> **Work to complete**
Your task is to retype, word for word, the lines from the start of the data through the line holding "ey = r * math.sin(math.radians(half))". Do not include the pictures.

> **Given information**
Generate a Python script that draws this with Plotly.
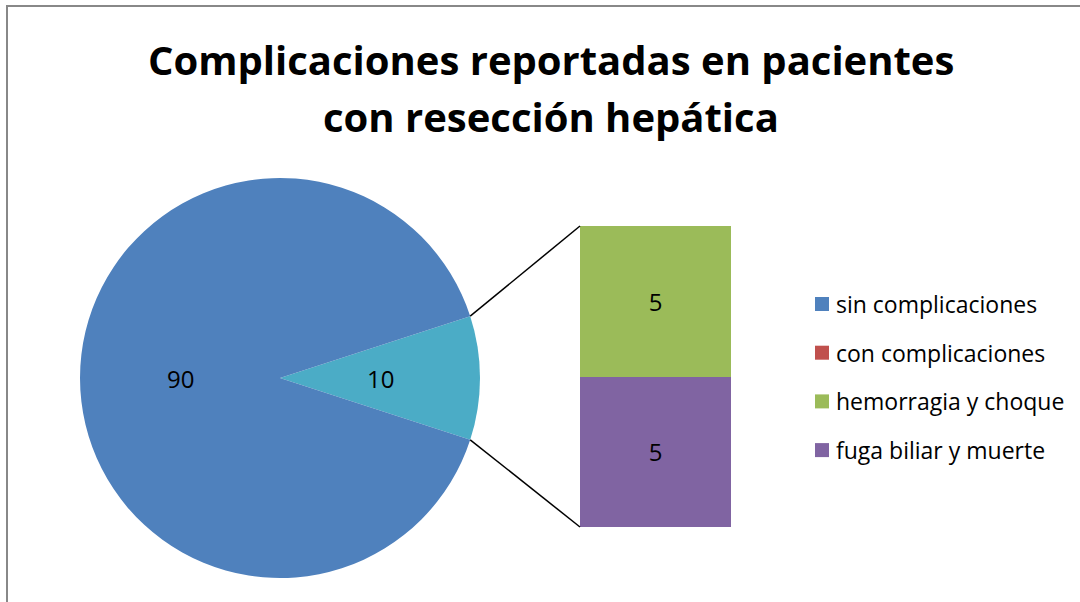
import math
import plotly.graph_objects as go

# datos
pie_labels = ['Otros', 'sin complicaciones']
pie_values = [10, 90]
pie_colors = ['#4BACC6', '#4F81BD']

bar_labels = ['fuga biliar y muerte', 'hemorragia y choque']
bar_values = [5, 5]
bar_colors = ['#8064A2', '#9BBB59']

legend_labels = ['sin complicaciones', 'con complicaciones', 'hemorragia y choque', 'fuga biliar y muerte']
legend_colors = ['#4F81BD', '#C0504D', '#9BBB59', '#8064A2']

W, H = 1080, 602
FONT = 'Open Sans'

def px(x):
    return x / W

def py(y):
    return (H - y) / H

# pie geometry (pixels)
cx, cy, r = 280, 378, 200
half = 360 * pie_values[0] / sum(pie_values) / 2

fig = go.Figure()
fig.add_trace(go.Pie(
    labels=pie_labels, values=pie_values, sort=False, direction='clockwise',
    rotation=90 - half, marker=dict(colors=pie_colors, line=dict(width=0)),
    textinfo='none', showlegend=False, hoverinfo='label+value',
    domain=dict(x=[px(cx - r), px(cx + r)], y=[py(cy + r), py(cy - r)]),
))

annotations = []
# etiquetas de la torta a media distancia del radio (como Excel)
start = -half
for val in pie_values:
    mid = math.radians(start + 360 * val / sum(pie_values) / 2)
    start += 360 * val / sum(pie_values)
    annotations.append(dict(x=px(cx + 0.5 * r * math.cos(mid)), y=py(cy + 0.5 * r * math.sin(mid)),
                            xref='paper', yref='paper', text=str(val), showarrow=False,
                            xanchor='center', yanchor='middle',
                            font=dict(size=24, color='black', family=FONT)))

for lab, val, col in zip(bar_labels, bar_values, bar_colors):
    fig.add_trace(go.Bar(
        x=[0], y=[val], name=lab, marker=dict(color=col, line=dict(width=0)),
        width=1, text=[val], textposition='inside', insidetextanchor='middle',
        textfont=dict(size=24, color='black', family=FONT), showlegend=False,
    ))

bx0, bx1, by0, by1 = 580, 731, 226, 527
ex = cx + r * math.cos(math.radians(half))
ey = r * math.sin(math.radians(half))

shapes = [
    dict(type='rect', xref='paper', yref='paper', x0=px(7), x1=1.05, y0=-0.05, y1=py(6),
         line=dict(color='#888888', width=2), fillcolor='rgba(0,0,0,0)', layer='below'),
    dict(type='line', xref='paper', yref='paper', x0=px(ex), y0=py(cy - ey), x1=px(bx0), y1=py(by0),
         line=dict(color='black', width=1.5)),
    dict(type='line', xref='paper', yref='paper', x0=px(ex), y0=py(cy + ey), x1=px(bx0), y1=py(by1),
         line=dict(color='black', width=1.5)),
]
for i, (lab, col) in enumerate(zip(legend_labels, legend_colors)):
    yc = 304 + i * 48.7
    shapes.append(dict(type='rect', xref='paper', yref='paper', x0=px(815), x1=px(829),
                       y0=py(yc + 7), y1=py(yc - 7), fillcolor=col, line=dict(width=0)))
    annotations.append(dict(x=px(834), y=py(yc), xref='paper', yref='paper', text=lab,
                            showarrow=False, xanchor='left', yanchor='middle',
                            font=dict(size=23, color='black', family=FONT)))

# título en dos líneas
title_lines = ['Complicaciones reportadas en pacientes', 'con resección hepática']
for i, t in enumerate(title_lines):
    annotations.append(dict(x=px(551), y=py(60 + i * 56), xref='paper', yref='paper',
                            text='<b>' + t + '</b>', showarrow=False, xanchor='center', yanchor='middle',
                            font=dict(size=40, color='black', family=FONT)))

fig.update_layout(
    width=W, height=H, margin=dict(l=0, r=0, t=0, b=0),
    paper_bgcolor='white', plot_bgcolor='white', barmode='stack',
    xaxis=dict(domain=[px(bx0), px(bx1)], range=[-0.5, 0.5], visible=False, fixedrange=True),
    yaxis=dict(domain=[py(by1), py(by0)], range=[0, sum(bar_values)], visible=False, fixedrange=True),
    shapes=shapes, annotations=annotations,
)

fig.write_html('out.html', config={'displayModeBar': False},
               post_script="document.body.style.margin='0';")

> **Written response**
Generate a Python script that draws this with Plotly.
import math
import plotly.graph_objects as go

# datos
pie_labels = ['Otros', 'sin complicaciones']
pie_values = [10, 90]
pie_colors = ['#4BACC6', '#4F81BD']

bar_labels = ['fuga biliar y muerte', 'hemorragia y choque']
bar_values = [5, 5]
bar_colors = ['#8064A2', '#9BBB59']

legend_labels = ['sin complicaciones', 'con complicaciones', 'hemorragia y choque', 'fuga biliar y muerte']
legend_colors = ['#4F81BD', '#C0504D', '#9BBB59', '#8064A2']

W, H = 1080, 602
FONT = 'Open Sans'

def px(x):
    return x / W

def py(y):
    return (H - y) / H

# pie geometry (pixels)
cx, cy, r = 280, 378, 200
half = 360 * pie_values[0] / sum(pie_values) / 2

fig = go.Figure()
fig.add_trace(go.Pie(
    labels=pie_labels, values=pie_values, sort=False, direction='clockwise',
    rotation=90 - half, marker=dict(colors=pie_colors, line=dict(width=0)),
    textinfo='none', showlegend=False, hoverinfo='label+value',
    domain=dict(x=[px(cx - r), px(cx + r)], y=[py(cy + r), py(cy - r)]),
))

annotations = []
# etiquetas de la torta a media distancia del radio (como Excel)
start = -half
for val in pie_values:
    mid = math.radians(start + 360 * val / sum(pie_values) / 2)
    start += 360 * val / sum(pie_values)
    annotations.append(dict(x=px(cx + 0.5 * r * math.cos(mid)), y=py(cy + 0.5 * r * math.sin(mid)),
                            xref='paper', yref='paper', text=str(val), showarrow=False,
                            xanchor='center', yanchor='middle',
                            font=dict(size=24, color='black', family=FONT)))

for lab, val, col in zip(bar_labels, bar_values, bar_colors):
    fig.add_trace(go.Bar(
        x=[0], y=[val], name=lab, marker=dict(color=col, line=dict(width=0)),
        width=1, text=[val], textposition='inside', insidetextanchor='middle',
        textfont=dict(size=24, color='black', family=FONT), showlegend=False,
    ))

bx0, bx1, by0, by1 = 580, 731, 226, 527
ex = cx + r * math.cos(math.radians(half))
ey = r * math.sin(math.radians(half))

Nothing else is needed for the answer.